[start]

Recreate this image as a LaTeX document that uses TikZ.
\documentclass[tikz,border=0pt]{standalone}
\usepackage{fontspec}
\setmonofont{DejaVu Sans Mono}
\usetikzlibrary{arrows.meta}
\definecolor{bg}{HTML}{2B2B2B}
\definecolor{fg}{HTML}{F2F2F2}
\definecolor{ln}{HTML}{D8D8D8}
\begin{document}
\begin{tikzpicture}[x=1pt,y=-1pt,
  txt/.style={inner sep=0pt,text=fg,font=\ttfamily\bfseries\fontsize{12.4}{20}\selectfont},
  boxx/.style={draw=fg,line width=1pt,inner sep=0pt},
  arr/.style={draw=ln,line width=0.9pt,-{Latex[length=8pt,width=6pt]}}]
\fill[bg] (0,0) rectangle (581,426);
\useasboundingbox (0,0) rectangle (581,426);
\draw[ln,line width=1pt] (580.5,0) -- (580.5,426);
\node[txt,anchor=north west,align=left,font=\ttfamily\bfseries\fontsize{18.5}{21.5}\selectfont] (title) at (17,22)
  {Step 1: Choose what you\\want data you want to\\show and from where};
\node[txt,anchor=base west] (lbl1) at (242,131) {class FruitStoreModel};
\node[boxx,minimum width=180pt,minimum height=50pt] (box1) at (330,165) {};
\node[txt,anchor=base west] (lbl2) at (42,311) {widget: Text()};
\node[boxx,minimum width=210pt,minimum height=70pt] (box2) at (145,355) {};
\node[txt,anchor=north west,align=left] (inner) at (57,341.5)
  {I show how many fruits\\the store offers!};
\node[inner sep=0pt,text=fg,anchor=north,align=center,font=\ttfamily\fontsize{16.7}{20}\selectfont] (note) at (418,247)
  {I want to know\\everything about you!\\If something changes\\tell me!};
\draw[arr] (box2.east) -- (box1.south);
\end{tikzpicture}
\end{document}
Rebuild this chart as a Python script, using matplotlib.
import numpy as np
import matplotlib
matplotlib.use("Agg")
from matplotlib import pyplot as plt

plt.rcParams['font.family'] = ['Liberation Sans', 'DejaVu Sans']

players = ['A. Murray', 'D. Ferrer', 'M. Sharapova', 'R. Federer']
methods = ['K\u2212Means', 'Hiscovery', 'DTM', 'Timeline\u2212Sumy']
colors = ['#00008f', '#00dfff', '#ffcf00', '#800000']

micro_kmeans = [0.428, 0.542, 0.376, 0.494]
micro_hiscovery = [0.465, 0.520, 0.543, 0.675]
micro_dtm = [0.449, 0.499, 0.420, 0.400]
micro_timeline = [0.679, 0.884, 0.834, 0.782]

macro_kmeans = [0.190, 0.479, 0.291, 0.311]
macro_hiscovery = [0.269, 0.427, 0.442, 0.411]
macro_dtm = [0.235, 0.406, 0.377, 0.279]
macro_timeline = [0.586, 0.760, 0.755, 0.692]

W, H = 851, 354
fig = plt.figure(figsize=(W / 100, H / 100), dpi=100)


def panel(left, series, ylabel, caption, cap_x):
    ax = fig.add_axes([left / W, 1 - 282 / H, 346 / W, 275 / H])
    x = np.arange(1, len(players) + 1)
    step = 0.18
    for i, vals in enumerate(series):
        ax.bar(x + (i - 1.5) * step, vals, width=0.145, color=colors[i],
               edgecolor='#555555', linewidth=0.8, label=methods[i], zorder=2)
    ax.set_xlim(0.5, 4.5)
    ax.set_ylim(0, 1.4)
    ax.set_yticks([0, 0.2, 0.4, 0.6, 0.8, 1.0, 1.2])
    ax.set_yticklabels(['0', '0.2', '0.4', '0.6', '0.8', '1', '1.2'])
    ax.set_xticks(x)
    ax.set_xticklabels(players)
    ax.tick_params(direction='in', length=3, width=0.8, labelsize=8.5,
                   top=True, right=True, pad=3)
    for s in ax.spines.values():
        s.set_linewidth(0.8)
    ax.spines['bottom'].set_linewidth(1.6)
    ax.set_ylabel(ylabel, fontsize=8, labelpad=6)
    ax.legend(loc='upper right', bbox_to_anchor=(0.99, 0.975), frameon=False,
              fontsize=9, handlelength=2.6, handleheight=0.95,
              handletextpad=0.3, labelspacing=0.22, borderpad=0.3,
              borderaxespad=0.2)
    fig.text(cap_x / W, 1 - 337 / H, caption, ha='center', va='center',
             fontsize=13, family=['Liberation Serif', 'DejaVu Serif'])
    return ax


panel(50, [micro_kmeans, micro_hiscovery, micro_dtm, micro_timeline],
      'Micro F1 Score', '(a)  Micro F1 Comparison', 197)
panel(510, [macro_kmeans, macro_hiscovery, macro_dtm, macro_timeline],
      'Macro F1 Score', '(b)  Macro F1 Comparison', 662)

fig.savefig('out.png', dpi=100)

[end]

_Aim of the exercise:_ Extract exactly and only these lines: the line containing "Rebuild this chart", the line containing "fig = plt.figure(figsize=(W", and every line between them.

_Problem solution:_
Rebuild this chart as a Python script, using matplotlib.
import numpy as np
import matplotlib
matplotlib.use("Agg")
from matplotlib import pyplot as plt

plt.rcParams['font.family'] = ['Liberation Sans', 'DejaVu Sans']

players = ['A. Murray', 'D. Ferrer', 'M. Sharapova', 'R. Federer']
methods = ['K\u2212Means', 'Hiscovery', 'DTM', 'Timeline\u2212Sumy']
colors = ['#00008f', '#00dfff', '#ffcf00', '#800000']

micro_kmeans = [0.428, 0.542, 0.376, 0.494]
micro_hiscovery = [0.465, 0.520, 0.543, 0.675]
micro_dtm = [0.449, 0.499, 0.420, 0.400]
micro_timeline = [0.679, 0.884, 0.834, 0.782]

macro_kmeans = [0.190, 0.479, 0.291, 0.311]
macro_hiscovery = [0.269, 0.427, 0.442, 0.411]
macro_dtm = [0.235, 0.406, 0.377, 0.279]
macro_timeline = [0.586, 0.760, 0.755, 0.692]

W, H = 851, 354
fig = plt.figure(figsize=(W / 100, H / 100), dpi=100)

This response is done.